TypeScript will throw an error ("An expression of type 'void' cannot be tested for truthiness.ts(1345)") with valid debugging code like:
const getFooPlusTwo = (foo) => console.log(foo) || foo + 2;
There are various hacks to work around that (adding +, ,, etc.) but they don't work in all circumstances ... and more importantly, they're unnecessary work for no benefit (JS works perfectly fine without them).
Most TypeScript rules can be turned off. Is there any TypeScript (or ESLint) rule that I can disable to make TypeScript not throw these errors?
You can augment global console object to make its methods return undefined instead of void. It's safe since console.log really returns undefined unconditionally.

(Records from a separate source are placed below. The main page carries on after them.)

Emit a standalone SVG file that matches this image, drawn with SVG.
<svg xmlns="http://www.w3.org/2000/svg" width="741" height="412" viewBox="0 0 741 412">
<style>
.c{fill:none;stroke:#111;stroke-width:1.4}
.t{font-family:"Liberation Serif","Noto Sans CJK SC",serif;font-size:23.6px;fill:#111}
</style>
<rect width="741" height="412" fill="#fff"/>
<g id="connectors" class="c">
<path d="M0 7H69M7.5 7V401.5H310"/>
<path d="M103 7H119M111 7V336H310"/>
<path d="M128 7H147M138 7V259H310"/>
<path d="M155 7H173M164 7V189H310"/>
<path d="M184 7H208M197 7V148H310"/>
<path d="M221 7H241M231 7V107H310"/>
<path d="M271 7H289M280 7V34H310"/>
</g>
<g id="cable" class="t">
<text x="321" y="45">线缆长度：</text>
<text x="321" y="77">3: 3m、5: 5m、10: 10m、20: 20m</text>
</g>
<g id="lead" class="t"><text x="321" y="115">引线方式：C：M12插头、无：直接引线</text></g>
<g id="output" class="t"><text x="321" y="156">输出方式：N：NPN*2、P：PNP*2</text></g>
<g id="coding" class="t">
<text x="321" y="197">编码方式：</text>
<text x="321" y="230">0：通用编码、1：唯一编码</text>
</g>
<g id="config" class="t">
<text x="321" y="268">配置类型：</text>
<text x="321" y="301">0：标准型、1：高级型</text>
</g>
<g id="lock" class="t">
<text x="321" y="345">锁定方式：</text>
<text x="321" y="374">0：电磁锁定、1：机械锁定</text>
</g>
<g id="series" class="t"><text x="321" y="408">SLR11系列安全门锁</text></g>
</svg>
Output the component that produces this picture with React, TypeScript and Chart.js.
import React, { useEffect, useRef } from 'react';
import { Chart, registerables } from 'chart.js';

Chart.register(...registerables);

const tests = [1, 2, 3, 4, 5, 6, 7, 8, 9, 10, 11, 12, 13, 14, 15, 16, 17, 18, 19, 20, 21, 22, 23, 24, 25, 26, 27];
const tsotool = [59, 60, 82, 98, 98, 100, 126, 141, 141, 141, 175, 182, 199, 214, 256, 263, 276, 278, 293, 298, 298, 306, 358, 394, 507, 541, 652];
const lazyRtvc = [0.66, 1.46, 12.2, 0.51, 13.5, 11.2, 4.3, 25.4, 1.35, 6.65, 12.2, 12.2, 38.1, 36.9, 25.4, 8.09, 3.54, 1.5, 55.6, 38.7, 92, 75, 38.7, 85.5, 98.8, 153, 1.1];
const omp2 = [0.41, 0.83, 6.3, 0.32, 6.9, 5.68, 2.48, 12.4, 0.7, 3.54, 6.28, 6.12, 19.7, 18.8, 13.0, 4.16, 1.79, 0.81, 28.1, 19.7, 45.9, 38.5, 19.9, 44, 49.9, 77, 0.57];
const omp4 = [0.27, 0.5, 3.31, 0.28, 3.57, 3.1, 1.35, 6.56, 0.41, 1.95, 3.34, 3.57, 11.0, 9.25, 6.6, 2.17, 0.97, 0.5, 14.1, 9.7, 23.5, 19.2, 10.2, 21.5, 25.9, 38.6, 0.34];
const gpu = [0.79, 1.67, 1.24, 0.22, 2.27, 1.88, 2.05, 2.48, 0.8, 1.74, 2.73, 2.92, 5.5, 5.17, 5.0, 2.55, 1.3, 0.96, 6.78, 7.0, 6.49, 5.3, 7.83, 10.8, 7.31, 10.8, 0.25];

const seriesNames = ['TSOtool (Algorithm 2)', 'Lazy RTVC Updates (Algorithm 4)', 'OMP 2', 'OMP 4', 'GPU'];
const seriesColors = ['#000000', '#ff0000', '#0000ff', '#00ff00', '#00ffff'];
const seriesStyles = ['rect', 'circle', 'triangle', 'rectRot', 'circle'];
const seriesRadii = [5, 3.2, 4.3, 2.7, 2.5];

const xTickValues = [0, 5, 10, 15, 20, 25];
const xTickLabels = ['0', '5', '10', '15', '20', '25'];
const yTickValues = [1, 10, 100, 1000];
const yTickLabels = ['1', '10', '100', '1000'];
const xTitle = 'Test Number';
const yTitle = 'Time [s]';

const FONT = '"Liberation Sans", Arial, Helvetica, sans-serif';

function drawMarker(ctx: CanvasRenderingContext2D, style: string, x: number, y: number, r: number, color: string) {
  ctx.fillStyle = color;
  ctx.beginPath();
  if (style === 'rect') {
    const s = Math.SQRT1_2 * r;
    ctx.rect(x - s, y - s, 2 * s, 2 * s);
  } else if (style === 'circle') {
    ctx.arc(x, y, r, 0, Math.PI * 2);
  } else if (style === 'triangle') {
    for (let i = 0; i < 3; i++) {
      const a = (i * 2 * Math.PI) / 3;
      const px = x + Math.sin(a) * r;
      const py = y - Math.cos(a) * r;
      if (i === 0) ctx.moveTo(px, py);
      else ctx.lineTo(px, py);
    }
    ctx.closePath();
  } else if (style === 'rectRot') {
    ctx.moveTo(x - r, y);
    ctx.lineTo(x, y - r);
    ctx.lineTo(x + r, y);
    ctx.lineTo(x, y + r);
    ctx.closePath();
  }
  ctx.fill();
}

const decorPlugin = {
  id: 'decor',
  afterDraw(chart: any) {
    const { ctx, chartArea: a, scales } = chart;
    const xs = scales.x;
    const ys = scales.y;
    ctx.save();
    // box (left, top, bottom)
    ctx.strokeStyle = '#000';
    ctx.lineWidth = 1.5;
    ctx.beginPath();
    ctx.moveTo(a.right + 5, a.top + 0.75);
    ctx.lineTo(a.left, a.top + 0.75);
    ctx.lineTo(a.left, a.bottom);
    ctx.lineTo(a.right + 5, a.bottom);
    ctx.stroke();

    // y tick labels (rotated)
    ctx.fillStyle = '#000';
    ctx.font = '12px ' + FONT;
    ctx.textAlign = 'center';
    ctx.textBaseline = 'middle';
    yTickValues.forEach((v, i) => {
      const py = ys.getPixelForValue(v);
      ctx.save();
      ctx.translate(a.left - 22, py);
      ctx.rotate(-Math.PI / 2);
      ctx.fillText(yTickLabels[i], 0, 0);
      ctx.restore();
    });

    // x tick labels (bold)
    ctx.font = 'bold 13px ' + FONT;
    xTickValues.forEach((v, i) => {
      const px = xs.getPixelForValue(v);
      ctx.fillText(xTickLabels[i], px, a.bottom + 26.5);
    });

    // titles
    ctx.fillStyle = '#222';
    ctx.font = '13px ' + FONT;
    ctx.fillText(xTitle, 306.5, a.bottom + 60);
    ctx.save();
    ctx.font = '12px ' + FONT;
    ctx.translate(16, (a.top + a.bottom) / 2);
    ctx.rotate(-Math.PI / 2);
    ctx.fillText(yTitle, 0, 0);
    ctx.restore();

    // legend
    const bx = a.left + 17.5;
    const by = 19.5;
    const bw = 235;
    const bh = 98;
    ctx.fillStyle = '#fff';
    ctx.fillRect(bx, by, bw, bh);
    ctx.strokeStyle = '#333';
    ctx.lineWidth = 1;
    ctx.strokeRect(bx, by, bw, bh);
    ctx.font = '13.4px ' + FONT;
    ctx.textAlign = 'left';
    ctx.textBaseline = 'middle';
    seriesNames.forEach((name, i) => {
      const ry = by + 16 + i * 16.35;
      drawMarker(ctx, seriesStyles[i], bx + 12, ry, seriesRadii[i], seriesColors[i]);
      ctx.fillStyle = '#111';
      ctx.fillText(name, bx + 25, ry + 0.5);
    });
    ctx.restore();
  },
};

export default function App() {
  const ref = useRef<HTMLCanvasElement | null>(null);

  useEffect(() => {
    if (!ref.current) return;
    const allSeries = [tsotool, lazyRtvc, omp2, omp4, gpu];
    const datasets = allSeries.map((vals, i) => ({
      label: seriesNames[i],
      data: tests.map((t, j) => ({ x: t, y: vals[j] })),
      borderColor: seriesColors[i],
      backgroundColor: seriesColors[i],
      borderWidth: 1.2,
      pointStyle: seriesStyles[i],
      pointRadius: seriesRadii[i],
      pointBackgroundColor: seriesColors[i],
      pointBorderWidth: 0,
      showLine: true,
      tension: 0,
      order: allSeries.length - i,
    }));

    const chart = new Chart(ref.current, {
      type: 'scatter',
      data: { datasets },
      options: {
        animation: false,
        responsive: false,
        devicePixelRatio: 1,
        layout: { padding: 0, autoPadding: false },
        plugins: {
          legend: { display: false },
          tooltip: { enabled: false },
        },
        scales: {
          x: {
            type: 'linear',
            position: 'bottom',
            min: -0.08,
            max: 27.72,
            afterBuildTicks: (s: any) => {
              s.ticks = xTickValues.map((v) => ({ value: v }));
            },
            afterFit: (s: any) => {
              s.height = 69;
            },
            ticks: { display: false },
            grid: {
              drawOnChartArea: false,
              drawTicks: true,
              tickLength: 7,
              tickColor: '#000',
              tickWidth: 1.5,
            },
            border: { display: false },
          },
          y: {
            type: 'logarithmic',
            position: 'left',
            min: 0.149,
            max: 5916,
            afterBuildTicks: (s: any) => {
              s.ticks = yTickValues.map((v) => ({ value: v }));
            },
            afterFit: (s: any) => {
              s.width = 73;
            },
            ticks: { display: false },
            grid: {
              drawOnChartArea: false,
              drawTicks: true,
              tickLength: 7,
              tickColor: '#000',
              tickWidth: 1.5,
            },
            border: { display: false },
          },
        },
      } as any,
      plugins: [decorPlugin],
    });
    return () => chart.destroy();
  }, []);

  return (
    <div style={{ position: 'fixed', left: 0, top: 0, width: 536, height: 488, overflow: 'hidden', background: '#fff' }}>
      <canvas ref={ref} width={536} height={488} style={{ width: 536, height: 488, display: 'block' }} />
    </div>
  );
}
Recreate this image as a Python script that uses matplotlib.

Just this (you can add other console methods here as well):
declare global {
interface Console {
log(msg: any, ...args: any[]): undefined;
}
}
const getFooPlusTwo = (foo: string) => console.log(foo) || foo + 2;
Playground Link (read this to understand declare global, you likely need that, but not in playground).
This won't allow generally using void in such boolean chains, and that's probably good: if you accept a callback returning void, you can accidentally use it in callback() || 'something' and be disappointed when that callback returns 1.
function test(callback: () => void) {
return callback() || 'something'
}
test(() => 1)
"An expression of type 'void' cannot be tested for truthiness" is the only error typescript raises for the snippet above, so disabling it may really accept a broken code.